▶ [STATED TASK]: Render the material again word for word, skipping the pictures in it.

▶ [DATASET EXTRACT]:
##############################

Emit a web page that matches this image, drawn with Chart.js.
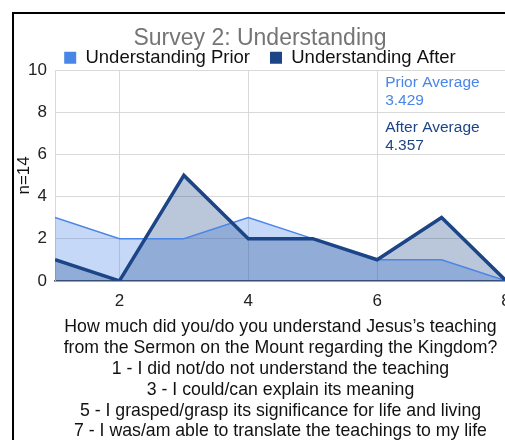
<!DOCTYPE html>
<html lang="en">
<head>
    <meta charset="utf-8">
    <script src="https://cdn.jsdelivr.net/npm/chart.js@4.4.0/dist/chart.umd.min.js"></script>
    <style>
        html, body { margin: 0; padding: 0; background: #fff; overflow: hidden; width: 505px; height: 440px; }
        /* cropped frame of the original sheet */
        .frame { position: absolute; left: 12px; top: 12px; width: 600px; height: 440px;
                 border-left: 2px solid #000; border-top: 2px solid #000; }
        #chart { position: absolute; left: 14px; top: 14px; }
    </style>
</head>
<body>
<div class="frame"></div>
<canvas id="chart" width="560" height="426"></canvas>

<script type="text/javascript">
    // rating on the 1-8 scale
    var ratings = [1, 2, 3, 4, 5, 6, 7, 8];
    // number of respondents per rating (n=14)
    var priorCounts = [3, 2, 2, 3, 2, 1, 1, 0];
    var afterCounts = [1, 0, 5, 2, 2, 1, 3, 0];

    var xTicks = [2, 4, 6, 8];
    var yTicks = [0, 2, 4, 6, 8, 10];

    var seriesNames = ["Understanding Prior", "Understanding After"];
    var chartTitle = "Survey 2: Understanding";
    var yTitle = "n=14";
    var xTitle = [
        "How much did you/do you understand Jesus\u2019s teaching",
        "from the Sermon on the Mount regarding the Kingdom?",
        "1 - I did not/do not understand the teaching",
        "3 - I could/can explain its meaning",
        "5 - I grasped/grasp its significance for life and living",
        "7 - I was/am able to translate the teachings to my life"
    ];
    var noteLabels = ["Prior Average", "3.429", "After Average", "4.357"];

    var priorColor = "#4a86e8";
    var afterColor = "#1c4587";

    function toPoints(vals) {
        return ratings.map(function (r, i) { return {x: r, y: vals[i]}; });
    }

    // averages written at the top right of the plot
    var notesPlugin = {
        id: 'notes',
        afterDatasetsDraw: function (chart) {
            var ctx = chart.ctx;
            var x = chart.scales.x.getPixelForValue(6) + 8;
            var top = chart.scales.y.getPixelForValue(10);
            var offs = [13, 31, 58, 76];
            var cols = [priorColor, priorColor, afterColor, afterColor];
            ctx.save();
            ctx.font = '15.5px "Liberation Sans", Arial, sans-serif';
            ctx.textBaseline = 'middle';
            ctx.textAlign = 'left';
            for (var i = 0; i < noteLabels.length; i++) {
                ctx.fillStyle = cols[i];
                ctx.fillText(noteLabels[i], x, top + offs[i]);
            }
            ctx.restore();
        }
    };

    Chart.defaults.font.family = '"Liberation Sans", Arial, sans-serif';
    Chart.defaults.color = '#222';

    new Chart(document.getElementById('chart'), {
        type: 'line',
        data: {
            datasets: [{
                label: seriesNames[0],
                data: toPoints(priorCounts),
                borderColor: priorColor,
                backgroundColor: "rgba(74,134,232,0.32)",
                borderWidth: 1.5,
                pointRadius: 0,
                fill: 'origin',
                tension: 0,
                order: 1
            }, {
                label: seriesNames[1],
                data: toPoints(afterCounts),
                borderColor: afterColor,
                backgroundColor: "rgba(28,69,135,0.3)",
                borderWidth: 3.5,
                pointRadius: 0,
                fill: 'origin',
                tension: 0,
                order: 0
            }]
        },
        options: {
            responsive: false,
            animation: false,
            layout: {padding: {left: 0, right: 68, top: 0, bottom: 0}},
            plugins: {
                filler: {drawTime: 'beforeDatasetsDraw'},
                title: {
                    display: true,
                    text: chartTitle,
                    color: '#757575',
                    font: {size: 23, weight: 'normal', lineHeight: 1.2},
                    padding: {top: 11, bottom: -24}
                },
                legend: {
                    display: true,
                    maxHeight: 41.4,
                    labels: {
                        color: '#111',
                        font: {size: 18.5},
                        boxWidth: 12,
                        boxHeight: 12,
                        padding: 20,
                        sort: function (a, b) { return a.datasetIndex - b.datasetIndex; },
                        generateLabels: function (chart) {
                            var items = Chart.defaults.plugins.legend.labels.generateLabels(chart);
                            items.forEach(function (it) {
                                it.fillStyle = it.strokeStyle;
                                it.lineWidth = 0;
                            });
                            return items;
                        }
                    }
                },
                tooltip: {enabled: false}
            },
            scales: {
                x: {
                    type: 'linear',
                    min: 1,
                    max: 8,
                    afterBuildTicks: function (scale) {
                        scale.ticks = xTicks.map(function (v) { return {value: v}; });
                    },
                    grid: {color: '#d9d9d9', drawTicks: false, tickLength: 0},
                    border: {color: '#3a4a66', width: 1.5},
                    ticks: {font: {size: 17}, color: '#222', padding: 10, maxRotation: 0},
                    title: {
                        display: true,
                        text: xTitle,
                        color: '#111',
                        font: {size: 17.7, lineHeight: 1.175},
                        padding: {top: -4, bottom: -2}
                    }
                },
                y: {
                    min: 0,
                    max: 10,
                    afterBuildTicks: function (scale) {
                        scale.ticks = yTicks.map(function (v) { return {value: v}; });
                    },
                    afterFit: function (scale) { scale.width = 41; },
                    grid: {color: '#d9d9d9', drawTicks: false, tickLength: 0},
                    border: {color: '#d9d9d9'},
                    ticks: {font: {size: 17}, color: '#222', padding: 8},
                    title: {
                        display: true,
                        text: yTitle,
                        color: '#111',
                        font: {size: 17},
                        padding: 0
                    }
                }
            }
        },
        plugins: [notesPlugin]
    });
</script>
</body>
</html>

##############################

▶ [FINISHED EXERCISE]:
Emit a web page that matches this image, drawn with Chart.js.
<!DOCTYPE html>
<html lang="en">
<head>
    <meta charset="utf-8">
    <script src="https://cdn.jsdelivr.net/npm/chart.js@4.4.0/dist/chart.umd.min.js"></script>
    <style>
        html, body { margin: 0; padding: 0; background: #fff; overflow: hidden; width: 505px; height: 440px; }
        /* cropped frame of the original sheet */
        .frame { position: absolute; left: 12px; top: 12px; width: 600px; height: 440px;
                 border-left: 2px solid #000; border-top: 2px solid #000; }
        #chart { position: absolute; left: 14px; top: 14px; }
    </style>
</head>
<body>
<div class="frame"></div>
<canvas id="chart" width="560" height="426"></canvas>

<script type="text/javascript">
    // rating on the 1-8 scale
    var ratings = [1, 2, 3, 4, 5, 6, 7, 8];
    // number of respondents per rating (n=14)
    var priorCounts = [3, 2, 2, 3, 2, 1, 1, 0];
    var afterCounts = [1, 0, 5, 2, 2, 1, 3, 0];

    var xTicks = [2, 4, 6, 8];
    var yTicks = [0, 2, 4, 6, 8, 10];

    var seriesNames = ["Understanding Prior", "Understanding After"];
    var chartTitle = "Survey 2: Understanding";
    var yTitle = "n=14";
    var xTitle = [
        "How much did you/do you understand Jesus\u2019s teaching",
        "from the Sermon on the Mount regarding the Kingdom?",
        "1 - I did not/do not understand the teaching",
        "3 - I could/can explain its meaning",
        "5 - I grasped/grasp its significance for life and living",
        "7 - I was/am able to translate the teachings to my life"
    ];
    var noteLabels = ["Prior Average", "3.429", "After Average", "4.357"];

    var priorColor = "#4a86e8";
    var afterColor = "#1c4587";

    function toPoints(vals) {
        return ratings.map(function (r, i) { return {x: r, y: vals[i]}; });
    }

    // averages written at the top right of the plot
    var notesPlugin = {
        id: 'notes',
        afterDatasetsDraw: function (chart) {
            var ctx = chart.ctx;
            var x = chart.scales.x.getPixelForValue(6) + 8;
            var top = chart.scales.y.getPixelForValue(10);
            var offs = [13, 31, 58, 76];
            var cols = [priorColor, priorColor, afterColor, afterColor];
            ctx.save();
            ctx.font = '15.5px "Liberation Sans", Arial, sans-serif';
            ctx.textBaseline = 'middle';
            ctx.textAlign = 'left';
            for (var i = 0; i < noteLabels.length; i++) {
                ctx.fillStyle = cols[i];
                ctx.fillText(noteLabels[i], x, top + offs[i]);
            }
            ctx.restore();
        }
    };

    Chart.defaults.font.family = '"Liberation Sans", Arial, sans-serif';
    Chart.defaults.color = '#222';

    new Chart(document.getElementById('chart'), {
        type: 'line',
        data: {
            datasets: [{
                label: seriesNames[0],
                data: toPoints(priorCounts),
                borderColor: priorColor,
                backgroundColor: "rgba(74,134,232,0.32)",
                borderWidth: 1.5,
                pointRadius: 0,
                fill: 'origin',
                tension: 0,
                order: 1
            }, {
                label: seriesNames[1],
                data: toPoints(afterCounts),
                borderColor: afterColor,
                backgroundColor: "rgba(28,69,135,0.3)",
                borderWidth: 3.5,
                pointRadius: 0,
                fill: 'origin',
                tension: 0,
                order: 0
            }]
        },
        options: {
            responsive: false,
            animation: false,
            layout: {padding: {left: 0, right: 68, top: 0, bottom: 0}},
            plugins: {
                filler: {drawTime: 'beforeDatasetsDraw'},
                title: {
                    display: true,
                    text: chartTitle,
                    color: '#757575',
                    font: {size: 23, weight: 'normal', lineHeight: 1.2},
                    padding: {top: 11, bottom: -24}
                },
                legend: {
                    display: true,
                    maxHeight: 41.4,
                    labels: {
                        color: '#111',
                        font: {size: 18.5},
                        boxWidth: 12,
                        boxHeight: 12,
                        padding: 20,
                        sort: function (a, b) { return a.datasetIndex - b.datasetIndex; },
                        generateLabels: function (chart) {
                            var items = Chart.defaults.plugins.legend.labels.generateLabels(chart);
                            items.forEach(function (it) {
                                it.fillStyle = it.strokeStyle;
                                it.lineWidth = 0;
                            });
                            return items;
                        }
                    }
                },
                tooltip: {enabled: false}
            },
            scales: {
                x: {
                    type: 'linear',
                    min: 1,
                    max: 8,
                    afterBuildTicks: function (scale) {
                        scale.ticks = xTicks.map(function (v) { return {value: v}; });
                    },
                    grid: {color: '#d9d9d9', drawTicks: false, tickLength: 0},
                    border: {color: '#3a4a66', width: 1.5},
                    ticks: {font: {size: 17}, color: '#222', padding: 10, maxRotation: 0},
                    title: {
                        display: true,
                        text: xTitle,
                        color: '#111',
                        font: {size: 17.7, lineHeight: 1.175},
                        padding: {top: -4, bottom: -2}
                    }
                },
                y: {
                    min: 0,
                    max: 10,
                    afterBuildTicks: function (scale) {
                        scale.ticks = yTicks.map(function (v) { return {value: v}; });
                    },
                    afterFit: function (scale) { scale.width = 41; },
                    grid: {color: '#d9d9d9', drawTicks: false, tickLength: 0},
                    border: {color: '#d9d9d9'},
                    ticks: {font: {size: 17}, color: '#222', padding: 8},
                    title: {
                        display: true,
                        text: yTitle,
                        color: '#111',
                        font: {size: 17},
                        padding: 0
                    }
                }
            }
        },
        plugins: [notesPlugin]
    });
</script>
</body>
</html>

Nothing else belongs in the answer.